[Entries with chart source code]

::::::

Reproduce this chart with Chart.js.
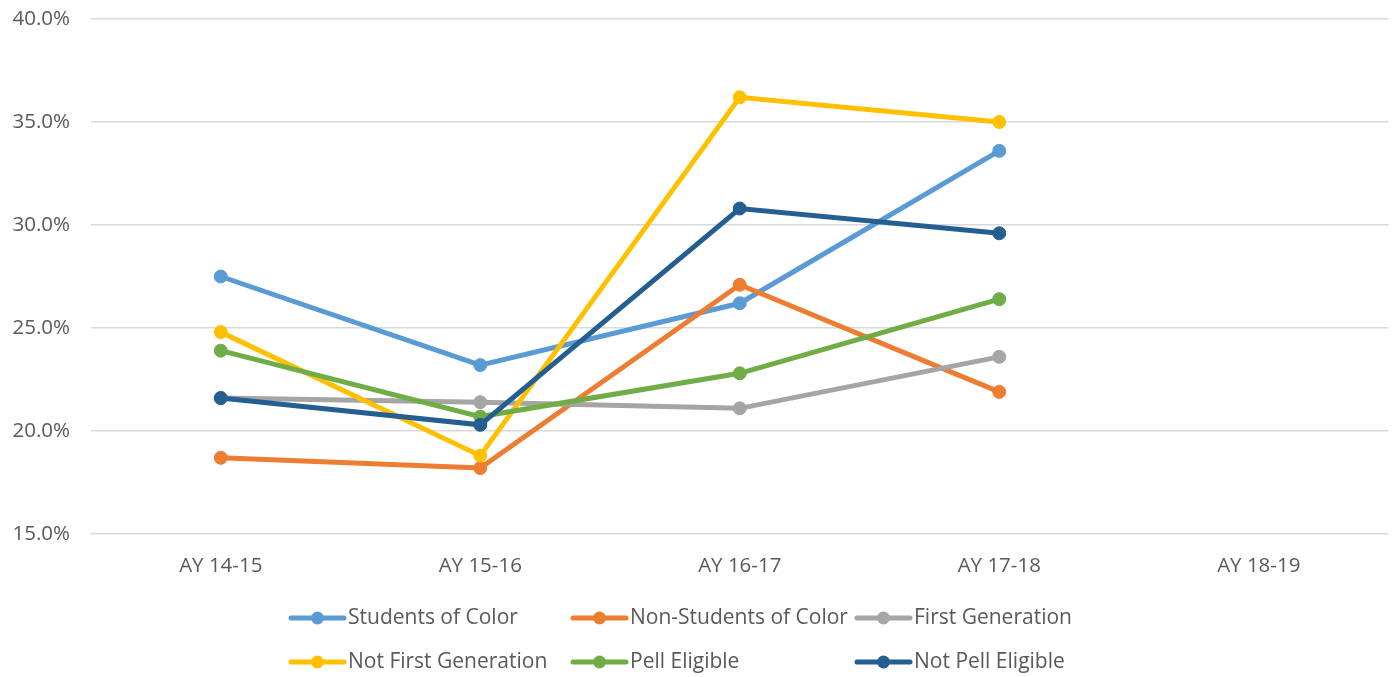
<!DOCTYPE html>
<html>
<head>
<meta charset="utf-8">
<script src="https://cdn.jsdelivr.net/npm/chart.js@4/dist/chart.umd.min.js"></script>
<style>
  html, body { margin: 0; padding: 0; background: #ffffff; }
  #wrap { width: 1396px; height: 677px; position: relative; }
</style>
</head>
<body>
<div id="wrap"><canvas id="c"></canvas></div>
<script>
// Academic years on the category axis
const years = ['AY 14-15', 'AY 15-16', 'AY 16-17', 'AY 17-18', 'AY 18-19'];

// Rates per student group (percent); AY 18-19 not yet reported
const studentsOfColor     = [27.5, 23.2, 26.2, 33.6, null];
const nonStudentsOfColor  = [18.7, 18.2, 27.1, 21.9, null];
const firstGeneration     = [21.6, 21.4, 21.1, 23.6, null];
const notFirstGeneration  = [24.8, 18.8, 36.2, 35.0, null];
const pellEligible        = [23.9, 20.7, 22.8, 26.4, null];
const notPellEligible     = [21.6, 20.3, 30.8, 29.6, null];

const groupNames = ['Students of Color', 'Non-Students of Color', 'First Generation',
                    'Not First Generation', 'Pell Eligible', 'Not Pell Eligible'];
const groupValues = [studentsOfColor, nonStudentsOfColor, firstGeneration,
                     notFirstGeneration, pellEligible, notPellEligible];
const groupColors = ['#5B9BD5', '#ED7D31', '#A5A5A5', '#FFC000', '#70AD47', '#255E91'];

// Y axis range and step
const yMin = 15, yMax = 40, yStep = 5;

const FONT = '"Open Sans", "Noto Sans", sans-serif';
const TEXT = '#595959';

const datasets = groupNames.map((name, i) => ({
  label: name,
  data: groupValues[i],
  borderColor: groupColors[i],
  backgroundColor: groupColors[i],
  pointBackgroundColor: groupColors[i],
  pointBorderColor: groupColors[i],
  borderWidth: 5,
  pointRadius: 6.5,
  pointBorderWidth: 1,
  tension: 0,
  spanGaps: false,
  // later series sit on top of earlier ones
  order: groupNames.length - i
}));

// Two-row, three-column legend under the axis
const gridLegend = {
  id: 'gridLegend',
  afterDraw(chart) {
    const ctx = chart.ctx;
    const cols = [289, 571, 855];
    const rows = [618, 662];
    ctx.save();
    ctx.font = '21px ' + FONT;
    ctx.textBaseline = 'middle';
    ctx.textAlign = 'left';
    chart.data.datasets.forEach((ds, i) => {
      const x = cols[i % 3];
      const y = rows[Math.floor(i / 3)];
      ctx.strokeStyle = ds.borderColor;
      ctx.lineWidth = 5;
      ctx.lineCap = 'round';
      ctx.beginPath();
      ctx.moveTo(x + 2, y);
      ctx.lineTo(x + 55, y);
      ctx.stroke();
      ctx.fillStyle = ds.borderColor;
      ctx.beginPath();
      ctx.arc(x + 28.5, y, 6.5, 0, Math.PI * 2);
      ctx.fill();
      ctx.fillStyle = TEXT;
      ctx.fillText(ds.label, x + 59, y);
    });
    ctx.restore();
  }
};

new Chart(document.getElementById('c'), {
  type: 'line',
  data: { labels: years, datasets },
  plugins: [gridLegend],
  options: {
    responsive: true,
    maintainAspectRatio: false,
    animation: false,
    layout: { padding: { left: 0, right: 5, top: 19, bottom: 93 } },
    plugins: {
      legend: { display: false },
      tooltip: { enabled: false }
    },
    scales: {
      x: {
        offset: true,
        grid: { display: false, drawTicks: false },
        border: { display: false },
        ticks: { color: TEXT, font: { family: FONT, size: 20.5 }, padding: 20, maxRotation: 0 },
        afterFit(s) { s.height = 50; }
      },
      y: {
        min: yMin,
        max: yMax,
        grid: { color: '#D9D9D9', lineWidth: 1.5, drawTicks: false },
        border: { display: false },
        ticks: {
          stepSize: yStep,
          color: TEXT,
          font: { family: FONT, size: 20.5 },
          padding: 21,
          callback: v => v.toFixed(1) + '%'
        },
        afterFit(s) {
          s.width = 91;
          s.paddingTop = 10;
          s.paddingBottom = 10;
        }
      }
    }
  }
});
</script>
</body>
</html>
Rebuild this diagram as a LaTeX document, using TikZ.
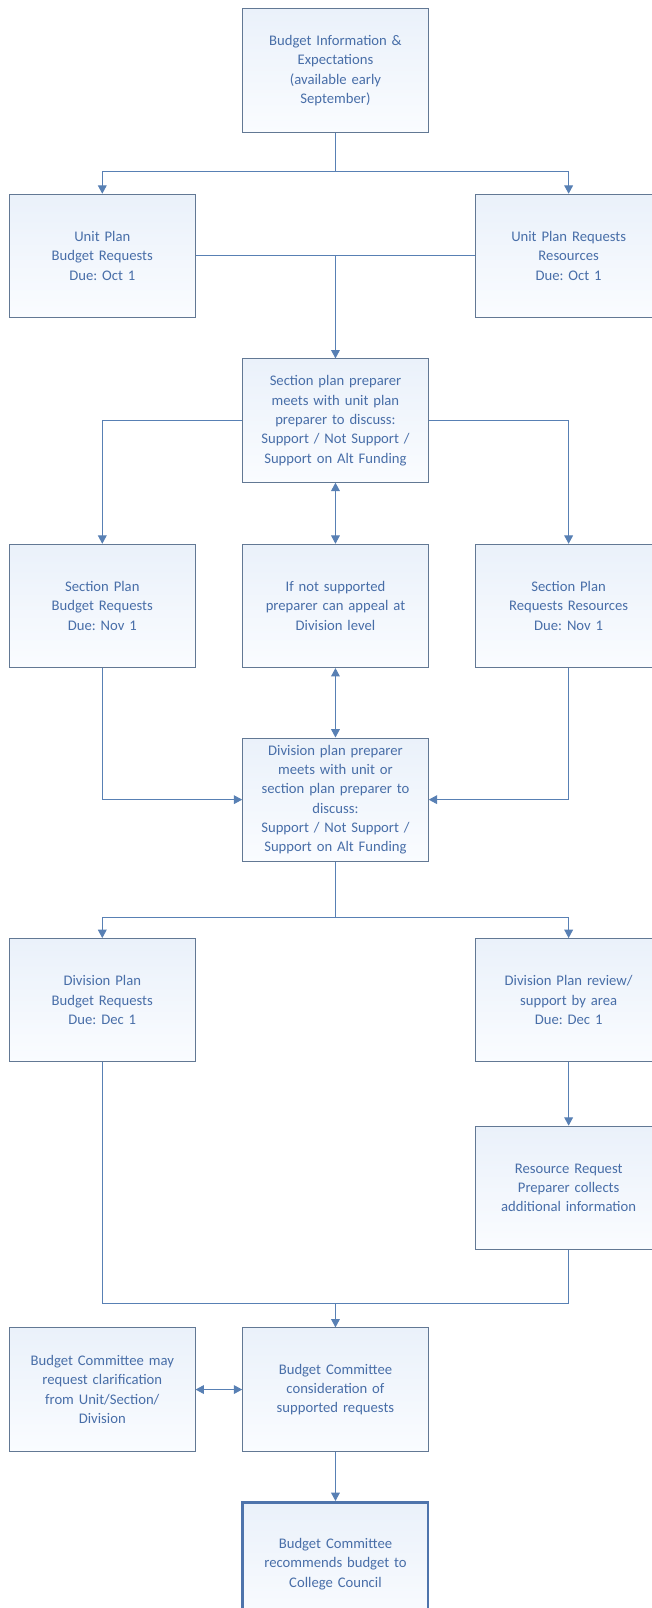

::::::

▶ **Aim of the exercise**: Write out all the entries again, word for word, and print no images.

▶ **Result below**:
Reproduce this chart with Chart.js.
<!DOCTYPE html>
<html>
<head>
<meta charset="utf-8">
<script src="https://cdn.jsdelivr.net/npm/chart.js@4/dist/chart.umd.min.js"></script>
<style>
  html, body { margin: 0; padding: 0; background: #ffffff; }
  #wrap { width: 1396px; height: 677px; position: relative; }
</style>
</head>
<body>
<div id="wrap"><canvas id="c"></canvas></div>
<script>
// Academic years on the category axis
const years = ['AY 14-15', 'AY 15-16', 'AY 16-17', 'AY 17-18', 'AY 18-19'];

// Rates per student group (percent); AY 18-19 not yet reported
const studentsOfColor     = [27.5, 23.2, 26.2, 33.6, null];
const nonStudentsOfColor  = [18.7, 18.2, 27.1, 21.9, null];
const firstGeneration     = [21.6, 21.4, 21.1, 23.6, null];
const notFirstGeneration  = [24.8, 18.8, 36.2, 35.0, null];
const pellEligible        = [23.9, 20.7, 22.8, 26.4, null];
const notPellEligible     = [21.6, 20.3, 30.8, 29.6, null];

const groupNames = ['Students of Color', 'Non-Students of Color', 'First Generation',
                    'Not First Generation', 'Pell Eligible', 'Not Pell Eligible'];
const groupValues = [studentsOfColor, nonStudentsOfColor, firstGeneration,
                     notFirstGeneration, pellEligible, notPellEligible];
const groupColors = ['#5B9BD5', '#ED7D31', '#A5A5A5', '#FFC000', '#70AD47', '#255E91'];

// Y axis range and step
const yMin = 15, yMax = 40, yStep = 5;

const FONT = '"Open Sans", "Noto Sans", sans-serif';
const TEXT = '#595959';

const datasets = groupNames.map((name, i) => ({
  label: name,
  data: groupValues[i],
  borderColor: groupColors[i],
  backgroundColor: groupColors[i],
  pointBackgroundColor: groupColors[i],
  pointBorderColor: groupColors[i],
  borderWidth: 5,
  pointRadius: 6.5,
  pointBorderWidth: 1,
  tension: 0,
  spanGaps: false,
  // later series sit on top of earlier ones
  order: groupNames.length - i
}));

// Two-row, three-column legend under the axis
const gridLegend = {
  id: 'gridLegend',
  afterDraw(chart) {
    const ctx = chart.ctx;
    const cols = [289, 571, 855];
    const rows = [618, 662];
    ctx.save();
    ctx.font = '21px ' + FONT;
    ctx.textBaseline = 'middle';
    ctx.textAlign = 'left';
    chart.data.datasets.forEach((ds, i) => {
      const x = cols[i % 3];
      const y = rows[Math.floor(i / 3)];
      ctx.strokeStyle = ds.borderColor;
      ctx.lineWidth = 5;
      ctx.lineCap = 'round';
      ctx.beginPath();
      ctx.moveTo(x + 2, y);
      ctx.lineTo(x + 55, y);
      ctx.stroke();
      ctx.fillStyle = ds.borderColor;
      ctx.beginPath();
      ctx.arc(x + 28.5, y, 6.5, 0, Math.PI * 2);
      ctx.fill();
      ctx.fillStyle = TEXT;
      ctx.fillText(ds.label, x + 59, y);
    });
    ctx.restore();
  }
};

new Chart(document.getElementById('c'), {
  type: 'line',
  data: { labels: years, datasets },
  plugins: [gridLegend],
  options: {
    responsive: true,
    maintainAspectRatio: false,
    animation: false,
    layout: { padding: { left: 0, right: 5, top: 19, bottom: 93 } },
    plugins: {
      legend: { display: false },
      tooltip: { enabled: false }
    },
    scales: {
      x: {
        offset: true,
        grid: { display: false, drawTicks: false },
        border: { display: false },
        ticks: { color: TEXT, font: { family: FONT, size: 20.5 }, padding: 20, maxRotation: 0 },
        afterFit(s) { s.height = 50; }
      },
      y: {
        min: yMin,
        max: yMax,
        grid: { color: '#D9D9D9', lineWidth: 1.5, drawTicks: false },
        border: { display: false },
        ticks: {
          stepSize: yStep,
          color: TEXT,
          font: { family: FONT, size: 20.5 },
          padding: 21,
          callback: v => v.toFixed(1) + '%'
        },
        afterFit(s) {
          s.width = 91;
          s.paddingTop = 10;
          s.paddingBottom = 10;
        }
      }
    }
  }
});
</script>
</body>
</html>
Rebuild this diagram as a LaTeX document, using TikZ.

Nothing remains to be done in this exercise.